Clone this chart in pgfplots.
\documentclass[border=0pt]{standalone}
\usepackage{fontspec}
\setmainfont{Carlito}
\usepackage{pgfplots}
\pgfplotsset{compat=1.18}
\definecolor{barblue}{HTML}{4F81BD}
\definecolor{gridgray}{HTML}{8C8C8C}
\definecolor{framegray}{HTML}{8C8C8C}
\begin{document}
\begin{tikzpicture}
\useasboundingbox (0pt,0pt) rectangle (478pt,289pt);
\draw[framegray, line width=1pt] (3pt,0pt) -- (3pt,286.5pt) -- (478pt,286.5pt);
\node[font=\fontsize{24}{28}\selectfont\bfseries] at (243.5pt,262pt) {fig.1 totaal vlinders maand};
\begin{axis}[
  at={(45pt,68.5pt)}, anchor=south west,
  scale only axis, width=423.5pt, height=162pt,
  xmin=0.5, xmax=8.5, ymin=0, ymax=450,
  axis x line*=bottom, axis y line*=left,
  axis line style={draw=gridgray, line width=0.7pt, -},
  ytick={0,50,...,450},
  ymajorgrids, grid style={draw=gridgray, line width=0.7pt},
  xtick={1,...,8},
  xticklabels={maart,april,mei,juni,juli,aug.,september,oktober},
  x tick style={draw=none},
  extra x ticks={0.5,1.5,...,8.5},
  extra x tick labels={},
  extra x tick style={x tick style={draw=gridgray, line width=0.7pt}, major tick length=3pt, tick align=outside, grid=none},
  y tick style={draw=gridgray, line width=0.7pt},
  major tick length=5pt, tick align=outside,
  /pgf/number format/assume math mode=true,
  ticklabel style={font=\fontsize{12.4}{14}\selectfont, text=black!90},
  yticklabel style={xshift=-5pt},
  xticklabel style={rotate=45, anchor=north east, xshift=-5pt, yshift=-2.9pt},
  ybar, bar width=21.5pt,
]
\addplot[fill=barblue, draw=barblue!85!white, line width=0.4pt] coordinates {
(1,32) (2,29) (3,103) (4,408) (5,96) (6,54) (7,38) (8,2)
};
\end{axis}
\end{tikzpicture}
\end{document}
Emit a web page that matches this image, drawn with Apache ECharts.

* _Directive_
Output each record precisely as given.

* _Written solution_
Clone this chart in pgfplots.
\documentclass[border=0pt]{standalone}
\usepackage{fontspec}
\setmainfont{Carlito}
\usepackage{pgfplots}
\pgfplotsset{compat=1.18}
\definecolor{barblue}{HTML}{4F81BD}
\definecolor{gridgray}{HTML}{8C8C8C}
\definecolor{framegray}{HTML}{8C8C8C}
\begin{document}
\begin{tikzpicture}
\useasboundingbox (0pt,0pt) rectangle (478pt,289pt);
\draw[framegray, line width=1pt] (3pt,0pt) -- (3pt,286.5pt) -- (478pt,286.5pt);
\node[font=\fontsize{24}{28}\selectfont\bfseries] at (243.5pt,262pt) {fig.1 totaal vlinders maand};
\begin{axis}[
  at={(45pt,68.5pt)}, anchor=south west,
  scale only axis, width=423.5pt, height=162pt,
  xmin=0.5, xmax=8.5, ymin=0, ymax=450,
  axis x line*=bottom, axis y line*=left,
  axis line style={draw=gridgray, line width=0.7pt, -},
  ytick={0,50,...,450},
  ymajorgrids, grid style={draw=gridgray, line width=0.7pt},
  xtick={1,...,8},
  xticklabels={maart,april,mei,juni,juli,aug.,september,oktober},
  x tick style={draw=none},
  extra x ticks={0.5,1.5,...,8.5},
  extra x tick labels={},
  extra x tick style={x tick style={draw=gridgray, line width=0.7pt}, major tick length=3pt, tick align=outside, grid=none},
  y tick style={draw=gridgray, line width=0.7pt},
  major tick length=5pt, tick align=outside,
  /pgf/number format/assume math mode=true,
  ticklabel style={font=\fontsize{12.4}{14}\selectfont, text=black!90},
  yticklabel style={xshift=-5pt},
  xticklabel style={rotate=45, anchor=north east, xshift=-5pt, yshift=-2.9pt},
  ybar, bar width=21.5pt,
]
\addplot[fill=barblue, draw=barblue!85!white, line width=0.4pt] coordinates {
(1,32) (2,29) (3,103) (4,408) (5,96) (6,54) (7,38) (8,2)
};
\end{axis}
\end{tikzpicture}
\end{document}
Emit a web page that matches this image, drawn with Apache ECharts.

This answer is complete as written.